- **Dataset excerpts**:
** Start **

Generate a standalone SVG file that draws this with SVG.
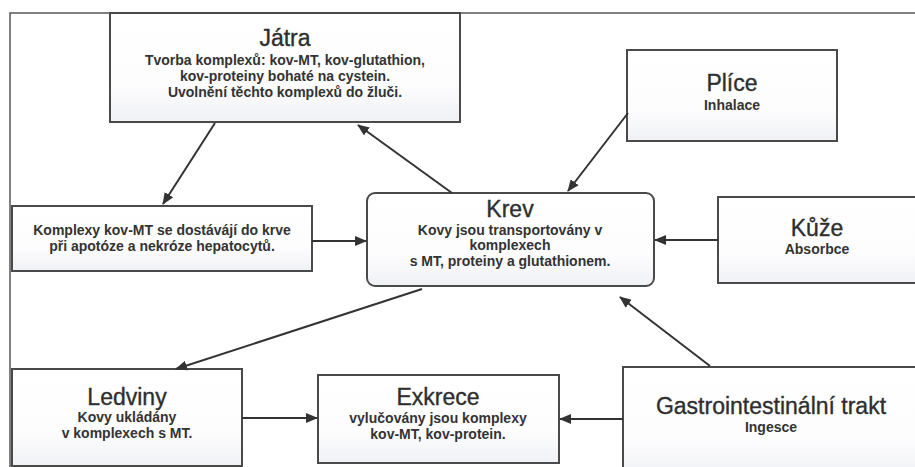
<svg xmlns="http://www.w3.org/2000/svg" width="915" height="467" viewBox="0 0 915 467">
<style>
.box{fill:url(#g);stroke:#4a4a4a;stroke-width:2}
.t{font-family:"Liberation Sans",Arial,sans-serif;font-size:23px;fill:#2e2e2e;stroke:#2e2e2e;stroke-width:0.35;text-anchor:middle}
.s{font-family:"Liberation Sans",Arial,sans-serif;font-size:14px;font-weight:bold;fill:#333;text-anchor:middle}
.c{stroke:#333;stroke-width:2;fill:none;marker-end:url(#a)}
.frame{stroke:#555;stroke-width:1.5;fill:none}
</style>
<defs>
<linearGradient id="g" x1="0" y1="0" x2="0" y2="1">
<stop offset="0" stop-color="#ffffff"/>
<stop offset="0.65" stop-color="#fdfdfe"/>
<stop offset="1" stop-color="#f0f1f5"/>
</linearGradient>
<marker id="a" markerUnits="userSpaceOnUse" markerWidth="12" markerHeight="10" refX="11" refY="5" orient="auto">
<path d="M0,0 L12,5 L0,10 z" fill="#333"/>
</marker>
</defs>
<rect width="915" height="467" fill="#fff"/>
<path class="frame" d="M10,467 L10,13 L915,13"/>

<g id="jatra">
<rect class="box" x="110" y="13" width="350" height="109"/>
<text class="t" x="285" y="46">Játra</text>
<text class="s" x="285" y="65">Tvorba komplexů: kov-MT, kov-glutathion,</text>
<text class="s" x="285" y="81">kov-proteiny bohaté na cystein.</text>
<text class="s" x="285" y="97">Uvolnění těchto komplexů do žluči.</text>
</g>

<g id="komplexy">
<rect class="box" x="12" y="206" width="300" height="65"/>
<text class="s" x="162" y="235">Komplexy kov-MT se dostávájí do krve</text>
<text class="s" x="162" y="251">při apotóze a nekróze hepatocytů.</text>
</g>

<g id="krev">
<rect class="box" x="367" y="193" width="287" height="93" rx="8" ry="8"/>
<text class="t" x="510" y="217">Krev</text>
<text class="s" x="510" y="235">Kovy jsou transportovány v</text>
<text class="s" x="510" y="250">komplexech</text>
<text class="s" x="510" y="266">s MT, proteiny a glutathionem.</text>
</g>

<g id="plice">
<rect class="box" x="627" y="50" width="210" height="91"/>
<text class="t" x="732" y="91">Plíce</text>
<text class="s" x="732" y="110">Inhalace</text>
</g>

<g id="kuze">
<rect class="box" x="718" y="197" width="200" height="86"/>
<text class="t" x="817" y="236">Kůže</text>
<text class="s" x="817" y="254">Absorbce</text>
</g>

<g id="ledviny">
<rect class="box" x="12" y="369" width="230" height="97"/>
<text class="t" x="127" y="405">Ledviny</text>
<text class="s" x="127" y="422">Kovy ukládány</text>
<text class="s" x="127" y="438">v komplexech s MT.</text>
</g>

<g id="exkrece">
<rect class="box" x="318" y="375" width="241" height="88"/>
<text class="t" x="438" y="405">Exkrece</text>
<text class="s" x="438" y="423">vylučovány jsou komplexy</text>
<text class="s" x="438" y="439">kov-MT, kov-protein.</text>
</g>

<g id="gi">
<rect class="box" x="623" y="367" width="300" height="110"/>
<text class="t" x="771" y="414">Gastrointestinální trakt</text>
<text class="s" x="771" y="432">Ingesce</text>
</g>

<g id="connectors">
<path class="c" d="M215,123 L163,204"/>
<path class="c" d="M452,193 L358,125"/>
<path class="c" d="M312,241 L366,241"/>
<path class="c" d="M628,113 L568,191"/>
<path class="c" d="M718,240 L655,240"/>
<path class="c" d="M422,289 L176,369"/>
<path class="c" d="M710,366 L620,297"/>
<path class="c" d="M242,418 L317,418"/>
<path class="c" d="M623,419 L560,419"/>
</g>
</svg>
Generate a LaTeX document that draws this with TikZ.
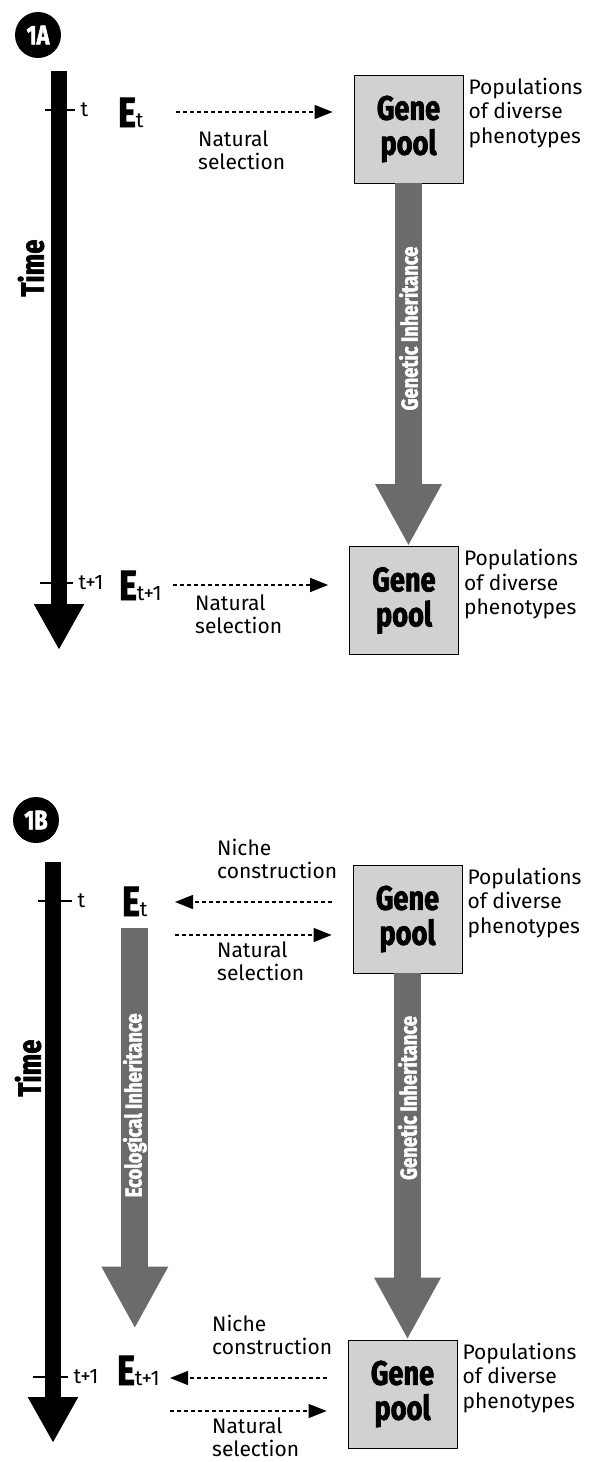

** End **

- **Task goal**:
All the lines above are to be reproduced exactly, except the pictures.

- **Task output**:
Generate a standalone SVG file that draws this with SVG.
<svg xmlns="http://www.w3.org/2000/svg" width="915" height="467" viewBox="0 0 915 467">
<style>
.box{fill:url(#g);stroke:#4a4a4a;stroke-width:2}
.t{font-family:"Liberation Sans",Arial,sans-serif;font-size:23px;fill:#2e2e2e;stroke:#2e2e2e;stroke-width:0.35;text-anchor:middle}
.s{font-family:"Liberation Sans",Arial,sans-serif;font-size:14px;font-weight:bold;fill:#333;text-anchor:middle}
.c{stroke:#333;stroke-width:2;fill:none;marker-end:url(#a)}
.frame{stroke:#555;stroke-width:1.5;fill:none}
</style>
<defs>
<linearGradient id="g" x1="0" y1="0" x2="0" y2="1">
<stop offset="0" stop-color="#ffffff"/>
<stop offset="0.65" stop-color="#fdfdfe"/>
<stop offset="1" stop-color="#f0f1f5"/>
</linearGradient>
<marker id="a" markerUnits="userSpaceOnUse" markerWidth="12" markerHeight="10" refX="11" refY="5" orient="auto">
<path d="M0,0 L12,5 L0,10 z" fill="#333"/>
</marker>
</defs>
<rect width="915" height="467" fill="#fff"/>
<path class="frame" d="M10,467 L10,13 L915,13"/>

<g id="jatra">
<rect class="box" x="110" y="13" width="350" height="109"/>
<text class="t" x="285" y="46">Játra</text>
<text class="s" x="285" y="65">Tvorba komplexů: kov-MT, kov-glutathion,</text>
<text class="s" x="285" y="81">kov-proteiny bohaté na cystein.</text>
<text class="s" x="285" y="97">Uvolnění těchto komplexů do žluči.</text>
</g>

<g id="komplexy">
<rect class="box" x="12" y="206" width="300" height="65"/>
<text class="s" x="162" y="235">Komplexy kov-MT se dostávájí do krve</text>
<text class="s" x="162" y="251">při apotóze a nekróze hepatocytů.</text>
</g>

<g id="krev">
<rect class="box" x="367" y="193" width="287" height="93" rx="8" ry="8"/>
<text class="t" x="510" y="217">Krev</text>
<text class="s" x="510" y="235">Kovy jsou transportovány v</text>
<text class="s" x="510" y="250">komplexech</text>
<text class="s" x="510" y="266">s MT, proteiny a glutathionem.</text>
</g>

<g id="plice">
<rect class="box" x="627" y="50" width="210" height="91"/>
<text class="t" x="732" y="91">Plíce</text>
<text class="s" x="732" y="110">Inhalace</text>
</g>

<g id="kuze">
<rect class="box" x="718" y="197" width="200" height="86"/>
<text class="t" x="817" y="236">Kůže</text>
<text class="s" x="817" y="254">Absorbce</text>
</g>

<g id="ledviny">
<rect class="box" x="12" y="369" width="230" height="97"/>
<text class="t" x="127" y="405">Ledviny</text>
<text class="s" x="127" y="422">Kovy ukládány</text>
<text class="s" x="127" y="438">v komplexech s MT.</text>
</g>

<g id="exkrece">
<rect class="box" x="318" y="375" width="241" height="88"/>
<text class="t" x="438" y="405">Exkrece</text>
<text class="s" x="438" y="423">vylučovány jsou komplexy</text>
<text class="s" x="438" y="439">kov-MT, kov-protein.</text>
</g>

<g id="gi">
<rect class="box" x="623" y="367" width="300" height="110"/>
<text class="t" x="771" y="414">Gastrointestinální trakt</text>
<text class="s" x="771" y="432">Ingesce</text>
</g>

<g id="connectors">
<path class="c" d="M215,123 L163,204"/>
<path class="c" d="M452,193 L358,125"/>
<path class="c" d="M312,241 L366,241"/>
<path class="c" d="M628,113 L568,191"/>
<path class="c" d="M718,240 L655,240"/>
<path class="c" d="M422,289 L176,369"/>
<path class="c" d="M710,366 L620,297"/>
<path class="c" d="M242,418 L317,418"/>
<path class="c" d="M623,419 L560,419"/>
</g>
</svg>
Generate a LaTeX document that draws this with TikZ.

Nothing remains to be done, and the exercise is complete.